O Maldito "por" - E a saga continua
Esta semana vi, numa banca de jornais, um Dicionário ilustrado do carro, com 1318 verbetes anunciados na capa. Distraída, fui logo comprando, pois nunca se sabe quando será necessário consultar um dicionário desses. Quando cheguei em casa com o livro na mão, contente por ter um dicionário cujos verbetes vão de abafador a zona de deformação, olhando melhor para a capa, percebi o maldito por antes do nome do Bob Sharp. Por quê? Alguém explica? É claro que os meus leitores queridos têm dicionários em casa, não têm? Algum deles tem por antes do nome do autor?
O pior é que nem me lembro mais onde comprei, só sei que foi numa banca de jornais, mas pode ter sido em qualquer lugar, então não posso devolver e pedir o meu dinheiro de volta.
Dirão meus leitores que isso é um detalhezinho muito minúsculo para invalidar um dicionário tão útil. Sei não, sei não.

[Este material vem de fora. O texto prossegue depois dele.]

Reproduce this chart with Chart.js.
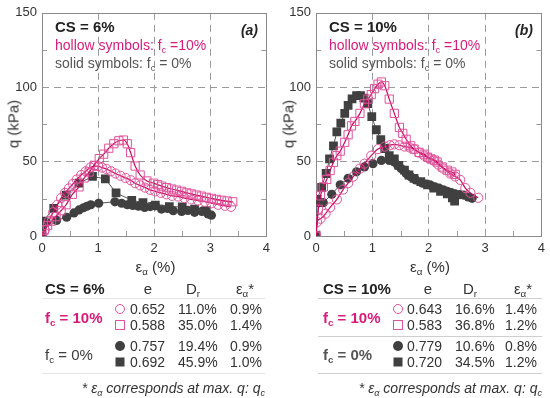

Quem toma atitudes simiescas logo na capa deve fazer muitos estragos por dentro. Tá, vou abrir uma concessão: para quem não sabe qual é a diferença entre amortecedor e pára-choque, para quem nem imagina o que seja aerofólio, o bichinho até que deve ter lá a sua utilidade.
Mas, cuidado, leitores! Sempre com um pé atrás! Não se deve confiar num autor que mete um por antes do próprio nome. Como eu disse lá em cima, a coisa já extrapolou a mera macaquice, pois os livros de autores anglos não usam o by antes do nome do autor na capa nem na página de rosto! Essa praga de gafanhotos já ganhou vida própria, que nem o gerundismo, que hoje é muito mais amplo e irrestrito do que a mera macaquice do future substitute. No início era fácil descobrir a origem do gerundismo, mas agora a coisa já se infiltrou em todos os setores da vida brasileira (e quiçá lusitana) e - traço característico do brasileiro - virou a malandragem preferida de quem não leva a sério os compromissos assumidos com os clientes, sejam estes consumidores ou eleitores. Não é de admirar, portanto, que a macaquice do por tenha atingido níveis jamais praticados pelos macaqueados, pobres angloparlantes.
Ah, num creu neu? Então visitem uma livraria (real ou virtual, tanto faz) e confiram vocês mesmos as capas dos livros importados que encontrarem. Procurem a coqueluche da década, por exemplo, o Harry Potter. Dou um doce pra quem encontrar um "by J. K. Rowling" na capa!
- Ah, mas o livro que você está comentando é dicionário, não é romance - dirão.
Ótimo, então procurem dicionários na livraria. Quando encontrarem um por na capa, será assim: organizado por, compilado por etc. O por sozinho não quer dizer absolutamente nada! A alegação de elipse é a mais descabida! Elipse de quê? De um verbo na passiva? Excelente! Mas qual verbo?
- É óbvio que o verbo é "escrito" - dirão.
Ah, tá. Quero ver provar! Se fosse possível haver essa tal elipse, ela seria de qualquer um dos que usei acima "organizado", "compilado", e também poderia ser elipse de "roubado", "plagiado", "sacaneado", "vilipendiado". O cara que tascou o por na capa pode estar morrendo de rir ao ver que vendeu um livro plagiado por ele, mas os leitores brasileiros, que só sabem usar pronomes ingleses, compram, felizes da vida, achando que o livro foi "escrito" pelo meliante.
Vou parar por aqui porque o Bruce Lee está exigindo que eu volte ao trabalho. Bom carnaval para vocês e muito obrigada por prestigiarem o meu blog. Até de repente!
Labels: decalque, du jour jornalismo analfabetismo, language, lingüística, maldito por
5 Comments:
Isso me lembra a história (verídica) de um editor que dispensou a "foquinha" quando ela começou a escrever sua primeira matéria no jornal digitando "Lalda 1" (priscas eras...).
- "Lalda" não, minha filha... se você escreve laLda eu nem quero saber o que você tem a dizer!
Demissão sumária.
Muito boa essa história, Carla!
Valeu!
Quando era selecionadora de certa editora eu também reprovei alguns testes ao ler o título. Se era teste e a criatura já tinha errado feio no título, seria inútil ler o texto.
Vai ao encontro de suas observações sobre o "por"... já na capa? Sei não... melhor não ler o resto!
Há aqueles que preferem usar "by", pois o acham mais bonito. Credo!
Muito obrigada pela visita, pelo comentário e pelo link no seu blog, Robert! Volte sempre!